> _The problem_:
Without including any images, reproduce each entry exactly.

> _Plotting code records_:
____
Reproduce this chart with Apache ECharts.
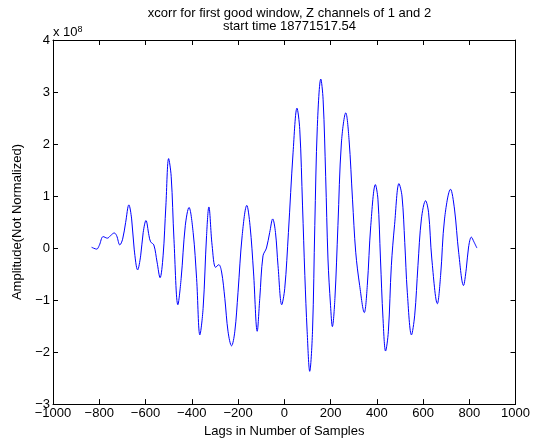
<!DOCTYPE html>
<html>
<head>
<meta charset="utf-8">
<script src="https://cdn.jsdelivr.net/npm/echarts@6/dist/echarts.min.js"></script>
<style>html,body{margin:0;padding:0;background:#fff}#c{width:533px;height:443px}</style>
</head>
<body>
<div id="c"></div>
<script>
// lags (samples) and amplitude in units of 1e8
const lags = [-833,-811,-800,-783,-765,-751,-735,-725,-711,-699,-686,-672,-660,-649,-634,-621,-610,-598,-585,-578,-564,-550,-537,-524,-512,-500,-489,-477,-460,-446,-428,-412,-394,-379,-365,-351,-336,-326,-312,-297,-283,-271,-257,-243,-228,-214,-200,-182,-162,-148,-133,-117,-106,-92,-77,-63,-50,-38,-27,-11,2,18,38,55,67,79,89,99,110,122,132,143,158,168,179,189,200,208,219,232,247,266,280,295,309,326,346,359,374,394,405,416,427,438,450,463,477,496,509,521,532,550,564,578,593,611,624,638,662,676,693,719,736,754,775,787,797,809,820,833];
const amps = [0.015,-0.02,0.05,0.22,0.19,0.24,0.29,0.24,0.06,0.17,0.49,0.83,0.56,-0.02,-0.42,-0.15,0.30,0.53,0.24,0.12,0.06,-0.27,-0.57,-0.15,0.81,1.72,1.38,0.17,-1.09,-0.59,0.43,0.78,0.30,-0.59,-1.67,-1.16,0.24,0.79,0.05,-0.37,-0.32,-0.46,-0.97,-1.61,-1.88,-1.61,-0.85,0.24,0.82,0.43,-0.46,-1.60,-0.97,-0.15,0.00,0.30,0.56,0.30,-0.34,-1.09,-0.78,0.30,1.83,2.69,2.28,0.81,-0.53,-1.61,-2.37,-1.61,0.43,2.34,3.25,2.85,1.38,-0.21,-1.10,-1.51,-0.97,0.43,2.02,2.60,2.09,0.94,-0.08,-0.72,-1.24,-0.72,0.43,1.22,0.94,-0.21,-1.36,-1.98,-1.61,-0.34,0.45,1.24,1.00,0.11,-0.85,-1.67,-1.29,-0.34,0.56,0.91,0.68,-0.21,-1.07,-0.53,0.56,1.13,0.75,-0.08,-0.72,-0.40,0.02,0.21,0.12,0.00];
const xTicks = [-1000,-800,-600,-400,-200,0,200,400,600,800,1000];
const yTicks = [-3,-2,-1,0,1,2,3,4];

const data = lags.map((l,i)=>[l,amps[i]]);
const font = 'Liberation Sans, Arial, sans-serif';
const fs = 13;
const chart = echarts.init(document.getElementById('c'));
const minus = v => String(v).replace('-', '\u2212');
const axisCommon = {
  axisLine:{show:true,onZero:false,lineStyle:{color:'#000',width:1}},
  axisTick:{show:true,inside:true,length:5,lineStyle:{color:'#000'}},
  splitLine:{show:false}
};
chart.setOption({
  animation:false,
  backgroundColor:'#fff',
  title:{
    text:'xcorr for first good window, Z channels of 1 and 2\nstart time 18771517.54',
    left:284.5, top:2, textAlign:'center',
    textStyle:{fontFamily:font,fontSize:fs,fontWeight:'normal',color:'#000',lineHeight:13}
  },
  grid:{left:53,right:17,top:40,bottom:37},
  xAxis:[
    Object.assign({type:'value',min:xTicks[0],max:xTicks[xTicks.length-1],interval:200,position:'bottom',
      name:'Lags in Number of Samples',nameLocation:'middle',nameGap:20,
      nameTextStyle:{fontFamily:font,fontSize:fs,color:'#000'},
      axisLabel:{fontFamily:font,fontSize:fs,color:'#000',margin:3,formatter:minus}},axisCommon),
    Object.assign({type:'value',min:xTicks[0],max:xTicks[xTicks.length-1],interval:200,position:'top',
      axisLabel:{show:false}},axisCommon)
  ],
  yAxis:[
    Object.assign({type:'value',min:yTicks[0],max:yTicks[yTicks.length-1],interval:1,position:'left',
      name:'Amplitude(Not Normalized)',nameLocation:'middle',nameGap:23,
      nameTextStyle:{fontFamily:font,fontSize:fs,color:'#000'},
      axisLabel:{fontFamily:font,fontSize:fs,color:'#000',margin:3,formatter:minus}},axisCommon),
    Object.assign({type:'value',min:yTicks[0],max:yTicks[yTicks.length-1],interval:1,position:'right',
      axisLabel:{show:false}},axisCommon)
  ],
  graphic:[{
    type:'text',left:53,top:25,
    style:{text:'x 10{s|8}',rich:{s:{fontSize:9,verticalAlign:'top',padding:[0,0,6,0],fontFamily:font}},
      fontFamily:font,fontSize:fs,fill:'#000'}
  }],
  series:[{
    type:'line',data:data,xAxisIndex:0,yAxisIndex:0,showSymbol:false,smooth:0.35,
    lineStyle:{color:'#0000ff',width:1},itemStyle:{color:'#0000ff'}
  }]
});
</script>
</body>
</html>
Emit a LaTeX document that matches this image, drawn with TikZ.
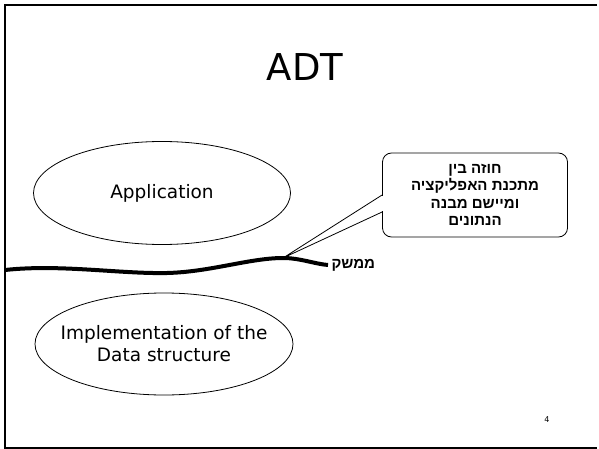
____
> _Result for this exercise_:
Reproduce this chart with Apache ECharts.
<!DOCTYPE html>
<html>
<head>
<meta charset="utf-8">
<script src="https://cdn.jsdelivr.net/npm/echarts@6/dist/echarts.min.js"></script>
<style>html,body{margin:0;padding:0;background:#fff}#c{width:533px;height:443px}</style>
</head>
<body>
<div id="c"></div>
<script>
// lags (samples) and amplitude in units of 1e8
const lags = [-833,-811,-800,-783,-765,-751,-735,-725,-711,-699,-686,-672,-660,-649,-634,-621,-610,-598,-585,-578,-564,-550,-537,-524,-512,-500,-489,-477,-460,-446,-428,-412,-394,-379,-365,-351,-336,-326,-312,-297,-283,-271,-257,-243,-228,-214,-200,-182,-162,-148,-133,-117,-106,-92,-77,-63,-50,-38,-27,-11,2,18,38,55,67,79,89,99,110,122,132,143,158,168,179,189,200,208,219,232,247,266,280,295,309,326,346,359,374,394,405,416,427,438,450,463,477,496,509,521,532,550,564,578,593,611,624,638,662,676,693,719,736,754,775,787,797,809,820,833];
const amps = [0.015,-0.02,0.05,0.22,0.19,0.24,0.29,0.24,0.06,0.17,0.49,0.83,0.56,-0.02,-0.42,-0.15,0.30,0.53,0.24,0.12,0.06,-0.27,-0.57,-0.15,0.81,1.72,1.38,0.17,-1.09,-0.59,0.43,0.78,0.30,-0.59,-1.67,-1.16,0.24,0.79,0.05,-0.37,-0.32,-0.46,-0.97,-1.61,-1.88,-1.61,-0.85,0.24,0.82,0.43,-0.46,-1.60,-0.97,-0.15,0.00,0.30,0.56,0.30,-0.34,-1.09,-0.78,0.30,1.83,2.69,2.28,0.81,-0.53,-1.61,-2.37,-1.61,0.43,2.34,3.25,2.85,1.38,-0.21,-1.10,-1.51,-0.97,0.43,2.02,2.60,2.09,0.94,-0.08,-0.72,-1.24,-0.72,0.43,1.22,0.94,-0.21,-1.36,-1.98,-1.61,-0.34,0.45,1.24,1.00,0.11,-0.85,-1.67,-1.29,-0.34,0.56,0.91,0.68,-0.21,-1.07,-0.53,0.56,1.13,0.75,-0.08,-0.72,-0.40,0.02,0.21,0.12,0.00];
const xTicks = [-1000,-800,-600,-400,-200,0,200,400,600,800,1000];
const yTicks = [-3,-2,-1,0,1,2,3,4];

const data = lags.map((l,i)=>[l,amps[i]]);
const font = 'Liberation Sans, Arial, sans-serif';
const fs = 13;
const chart = echarts.init(document.getElementById('c'));
const minus = v => String(v).replace('-', '\u2212');
const axisCommon = {
  axisLine:{show:true,onZero:false,lineStyle:{color:'#000',width:1}},
  axisTick:{show:true,inside:true,length:5,lineStyle:{color:'#000'}},
  splitLine:{show:false}
};
chart.setOption({
  animation:false,
  backgroundColor:'#fff',
  title:{
    text:'xcorr for first good window, Z channels of 1 and 2\nstart time 18771517.54',
    left:284.5, top:2, textAlign:'center',
    textStyle:{fontFamily:font,fontSize:fs,fontWeight:'normal',color:'#000',lineHeight:13}
  },
  grid:{left:53,right:17,top:40,bottom:37},
  xAxis:[
    Object.assign({type:'value',min:xTicks[0],max:xTicks[xTicks.length-1],interval:200,position:'bottom',
      name:'Lags in Number of Samples',nameLocation:'middle',nameGap:20,
      nameTextStyle:{fontFamily:font,fontSize:fs,color:'#000'},
      axisLabel:{fontFamily:font,fontSize:fs,color:'#000',margin:3,formatter:minus}},axisCommon),
    Object.assign({type:'value',min:xTicks[0],max:xTicks[xTicks.length-1],interval:200,position:'top',
      axisLabel:{show:false}},axisCommon)
  ],
  yAxis:[
    Object.assign({type:'value',min:yTicks[0],max:yTicks[yTicks.length-1],interval:1,position:'left',
      name:'Amplitude(Not Normalized)',nameLocation:'middle',nameGap:23,
      nameTextStyle:{fontFamily:font,fontSize:fs,color:'#000'},
      axisLabel:{fontFamily:font,fontSize:fs,color:'#000',margin:3,formatter:minus}},axisCommon),
    Object.assign({type:'value',min:yTicks[0],max:yTicks[yTicks.length-1],interval:1,position:'right',
      axisLabel:{show:false}},axisCommon)
  ],
  graphic:[{
    type:'text',left:53,top:25,
    style:{text:'x 10{s|8}',rich:{s:{fontSize:9,verticalAlign:'top',padding:[0,0,6,0],fontFamily:font}},
      fontFamily:font,fontSize:fs,fill:'#000'}
  }],
  series:[{
    type:'line',data:data,xAxisIndex:0,yAxisIndex:0,showSymbol:false,smooth:0.35,
    lineStyle:{color:'#0000ff',width:1},itemStyle:{color:'#0000ff'}
  }]
});
</script>
</body>
</html>
Emit a LaTeX document that matches this image, drawn with TikZ.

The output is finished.